Picking up the game after the holidays, I'm a bit rusty again, but I had some thoughts about the things in the title that I wanted to share.
First off, these thoughts mostly pertain to difficulty. The game is certainly do-able (as others have shown) and some of this is me a bit salty on not being as good as I want to be. Just want to be upfront about that, haha. I have gotten to the second area, but not the 3rd.
--- Enemy Density ---
When I first played, there was an update just a couple days afterwards and after that point there seemed to be a lot more enemies. This is not really a bad thing, but it is something that compounds the latter 2 points. I presume it was intended and it simply increases the difficulty, but there are definitely some places where your options amount to 'fall in hole', 'get hit by enemy', or 'wait 20 seconds and hope you can shimmy through a gap'. The 3rd option obviously being the right choice (but becoming non existent when homing enemies are involved), but certainly an odd and annoying halt to the tempo of play.
--- Homing Enemies ---
Homing enemies (as I have named them) are fine to be in existence (this is in no way a request to remove them), but they have some issues. First being their frequency and second being their timing. I started a run and had a spider jump into view right away. I tried my best, but trying to get the early plots setup with a spider chasing me from the get go was super frustrating and just ended up with me getting myself killed trying to maneuver and kill it in kind. Other parts of the map end up with 2 or 3 homing flies after you when timing is tight (like the example above). In the second stage, the worms are hell. Seeing one means it's time to get creative. In a recent run, 2 came at me together. While I definitely agree with them being in the game to push you to keep going instead of hanging around somewhere forever, there are some problems with them that stem mostly from point 3 (which I'm about to get to).
--- Offensive Options ---
Offense options are a bit lackluster, I feel. It's definitely nice to get some of the good offensive seeds (I haven't had a chance to play with them all just yet), but since it is a roguelike and it's not guaranteed you'll ever see one, I'm going to focus most of my opinion/analysis here on the thorn seed as you start with it and are thus guaranteed to have it. My main issues come down to 3 main things: economy, choice, and persistence.
- Economy -
Economy here refers to having to choose what to use your plots for and what seeds to spend your crystals on. There's a lot of discussion of strategy that are basically economy discussions. The opportunity cost of planting thorns is high. A plot can be one thorn, 1/4 heart, or 2/3 to 4/3 of a crystal.

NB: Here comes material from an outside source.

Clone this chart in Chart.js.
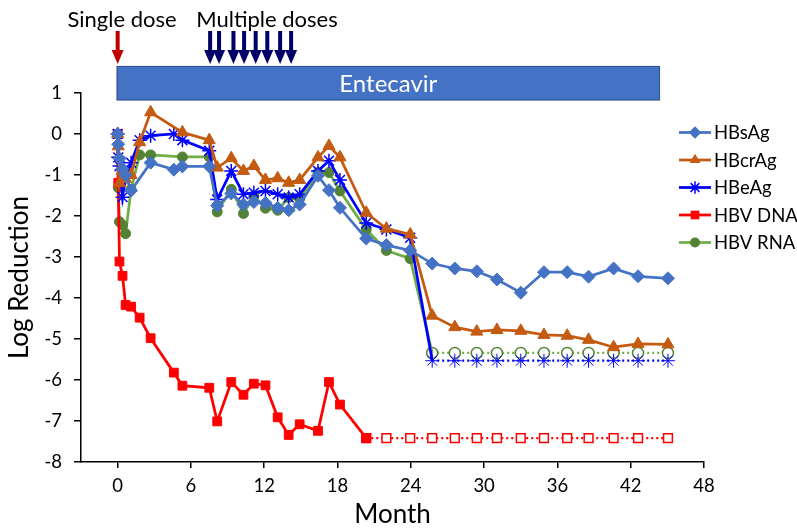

The thorn can break even on most enemies or occasionally turn a profit (if i am correct 2 hit enemies can drop 3 crystals and 3 hit can drop 5, meaning 3/2 to 5/3 gain [1/2 to 2/3 profit which is worth than crystal seed]), but it consumes the plot, which makes breaking even (the more likely case) less ideal. Most strategies I've read involve gaining many crystals and health early or even to check the first seed room and decide whether or not to keep your run from there. Having those crystals build up so you have flexibility and are not poor later seems really important (and hindered by getting thorns)
- Choice -
Like most of what I'm saying, these are very coupled effects. Choice has a lot to do with the possible profit you could get from a thorn. To get the maximum possible profit, you have to kill high hit point enemies. This is not an easy thing to do because of the number of enemies. You cannot choose what to kill (and I'm not suggesting adding something that lets you choose what to kill, I think that adds too much complexity, just pointing it out) which means that when you are trying to get through the dense enemies, accidentally killing a grub that you were basically avoiding (or a fly in the second biome), but got just a bit too close, eats into your profit potential and wastes thorns. Because you don't have the choice and the enemy density is pretty high, an offensive strategy is very much dissuaded unless you have another offensive seed type.
- Persistence -
Persistence is a little bit more of my pet peeve, but it has to do with thorn persistence. Getting hit or falling in a hole removes all your thorns. This alone discourages any use as your investment of plots and crystals can be completely destroyed. If you had 4 thorns it was almost guaranteed better to just be going hearts, but more importantly, it is more likely you will be close to high hp enemies that will absorb an attack and hit you while it is invulnerable when you are going for a thorn based strategy. A strategy that punishes itself is untenable, in my opinion (and the way spiders and homing snakes travel make this situation very likely). I can understand falling in a hole removing some thorns (or even all), but enemy contact removing them seems really bad to me.
--- Summary ---
Basically, what this is saying in the long run is that thorns are very weak and not a good option for usage in the game in their current state. In their current state, the main incentive to getting them (defending yourself from homing enemies) is still generally not worth it (because they accidentally get used up or there are too many homing enemies).
As i said to start, this just makes the game more difficult (which is okay), but also makes one of the starting seeds kind of useless (or frustrating to use).
I might suggest getting more than one thorn from a plot, but I don't know if that's too good.
I hope my lines of reasoning/conclusions make sense. What do others and or devs think?